Setup an environment

This section is for Data Engineers who will be preparing and administrating the whole environment. It describes steps that should be done to prepare the DP tool to be used in an organization with full potential.

Create Data Pipeline project template

The first thing that you need to do is to create a git repository with a project template used later to create multiple projects. The template should contain the whole directory structure and files used in your projects. Additionally, it should have a connection configuration to all components in your environment, CICD, and all other aspects specific to your company. Here you can find templates examples that you can adjust to your need: https://github.com/getindata/data-pipelines-template-example . Based on the template The Data Pipelines CLI will ask a user a series of questions to build the final project.

Thanks to the copier you can leverage Jinja template syntax to create easily modifiable configuration templates. Just create a copier.yml and configure the template questions (read more at copier documentation).

Create a template to setup a local environment

Working with Data Pipelines usually requires local variables to be set to run and test avoiding messing in shared environments (DEV, STAGE, PROD). To simplify working environment preparation we also decided to use templates that will ask a series of questions and generate local configuration in a home directory.

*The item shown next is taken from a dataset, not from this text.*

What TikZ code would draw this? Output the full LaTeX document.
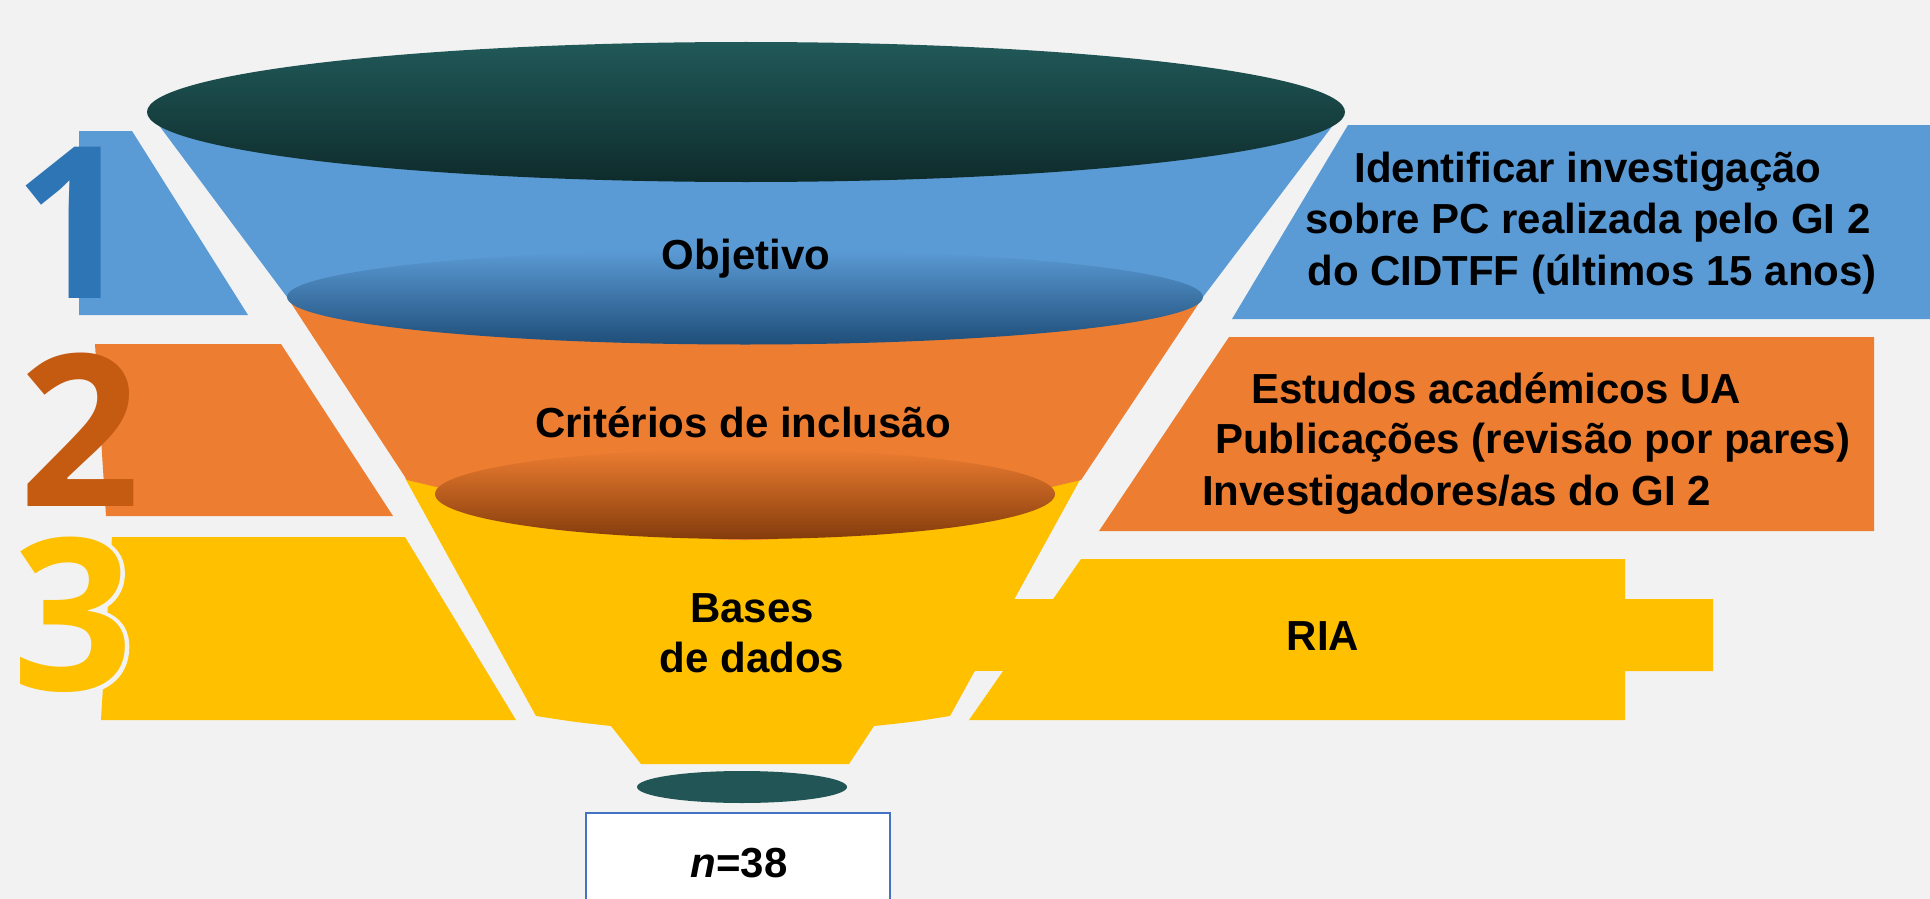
\documentclass[tikz,border=0pt]{standalone}
\usepackage{fontspec}
\setmainfont{Liberation Sans}
\newfontfamily\digitfont{Open Sans}
\definecolor{bgc}{HTML}{F2F2F2}
\definecolor{blu}{HTML}{5B9BD5}
\definecolor{org}{HTML}{ED7D31}
\definecolor{yel}{HTML}{FFC000}
\definecolor{digone}{HTML}{2E75B6}
\definecolor{digtwo}{HTML}{C55A11}
\definecolor{tealtop}{HTML}{215959}
\definecolor{tealbot}{HTML}{0E2B2B}
\definecolor{bludark}{HTML}{1F4E79}
\definecolor{orgdark}{HTML}{843C0C}
\definecolor{outletc}{HTML}{225555}
\definecolor{boxline}{HTML}{4472C4}
\tikzset{
  lbl/.style={font=\bfseries\fontsize{42}{50}\selectfont, text=black, inner sep=0pt},
  digit/.style={font=\digitfont\bfseries\fontsize{212}{212}\selectfont, inner sep=0pt},
}
\begin{document}
\begin{tikzpicture}[x=1pt,y=-1pt]
% background
\fill[bgc] (0,0) rectangle (1930,899);
\useasboundingbox (0,0) rectangle (1930,899);

% left bands
\fill[blu] (79,131) -- (132,131) -- (248,315) -- (79,315) -- cycle;
\fill[org] (95,344) -- (281,344) -- (393,516) -- (106,516) -- cycle;
\fill[yel] (112,537) -- (405,537) -- (516,720) -- (101,720) -- cycle;

% digits
\node[digit, text=digone] (d1) at (74,223) {1};
\node[digit, text=digtwo] (d2) at (80,430) {2};
\node[digit, text=yel] (d3) at (73,615)
  {\special{pdf:literal direct 2 Tr 8 w 1 j 0.949 0.949 0.949 RG}3\special{pdf:literal direct 0 Tr}};
\node[digit, text=yel] (d3fill) at (73,615) {3};

% right bands
\fill[blu] (1348,125) -- (1930,125) -- (1930,319) -- (1232,319) -- cycle;
\fill[org] (1229,337) -- (1874,337) -- (1874,531) -- (1099,531) -- cycle;
\fill[yel] (1081,559) -- (1625,559) -- (1625,599) -- (1713,599) -- (1713,671)
  -- (1625,671) -- (1625,720) -- (969,720) -- cycle;
\fill[yel] (950,599) rectangle (1625,671);

% funnel bodies
\fill[yel] (405,478) -- (536,716) .. controls (575,722) .. (611,726) -- (641,764)
  -- (849,764) -- (874,726) .. controls (912,722) .. (950,716) -- (1081,478) -- cycle;
\fill[org] (287,297) -- (407,480) .. controls (745,560) .. (1081,480) -- (1203,297) -- cycle;
\fill[blu] (149,112) -- (287,297) -- (1203,297) -- (1343,112) -- cycle;

% rims
\shade[top color=org, bottom color=orgdark] (745,494) ellipse [x radius=310, y radius=45];
\shade[top color=blu, bottom color=bludark] (745,297) ellipse [x radius=458, y radius=47.5];
\shade[top color=tealtop, bottom color=tealbot] (746,112) ellipse [x radius=599, y radius=70];

% outlet and result box
\fill[outletc] (742,787) ellipse [x radius=105, y radius=16];
\draw[boxline, line width=2pt, fill=white] (586,813) rectangle (890,910);

% funnel labels
\node[lbl, anchor=base] (obj) at (746,269) {Objetivo};
\node[lbl, anchor=base] (crit) at (743,437) {Critérios de inclusão};
\node[lbl, anchor=base] (bases1) at (752,622) {Bases};
\node[lbl, anchor=base] (bases2) at (752,672) {de dados};
\node[lbl, anchor=base] (res) at (739,877) {\textit{n}=38};

% right labels
\node[lbl, anchor=base] (r1a) at (1588,182) {Identificar investigação};
\node[lbl, anchor=base] (r1b) at (1588,233) {sobre PC realizada pelo GI 2};
\node[lbl, anchor=base] (r1c) at (1592,285) {do CIDTFF (últimos 15 anos)};
\node[lbl, anchor=base west] (r2a) at (1251,403) {Estudos académicos UA};
\node[lbl, anchor=base west] (r2b) at (1215,453) {Publicações (revisão por pares)};
\node[lbl, anchor=base west] (r2c) at (1202,505) {Investigadores/as do GI 2};
\node[lbl, anchor=base] (r3) at (1323,650) {RIA};
\end{tikzpicture}
\end{document}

It requires a repository with a global configuration template file that you or your organization will be using. The repository should contain dp.yml.tmpl file looking similar to this:

templates:
  my-first-template:
    template_name: my-first-template
    template_path: https://github.com/<YOUR_USERNAME>/<YOUR_TEMPLATE>.git
vars:
  username: YOUR_USERNAME

The file must contain a list of available templates. The templates will be displayed and available for selection in Data Pipelines CLI. The next section contains variables that will be passed to the project whenever running in the configured environment. The same rules apply in template creation as for project templates.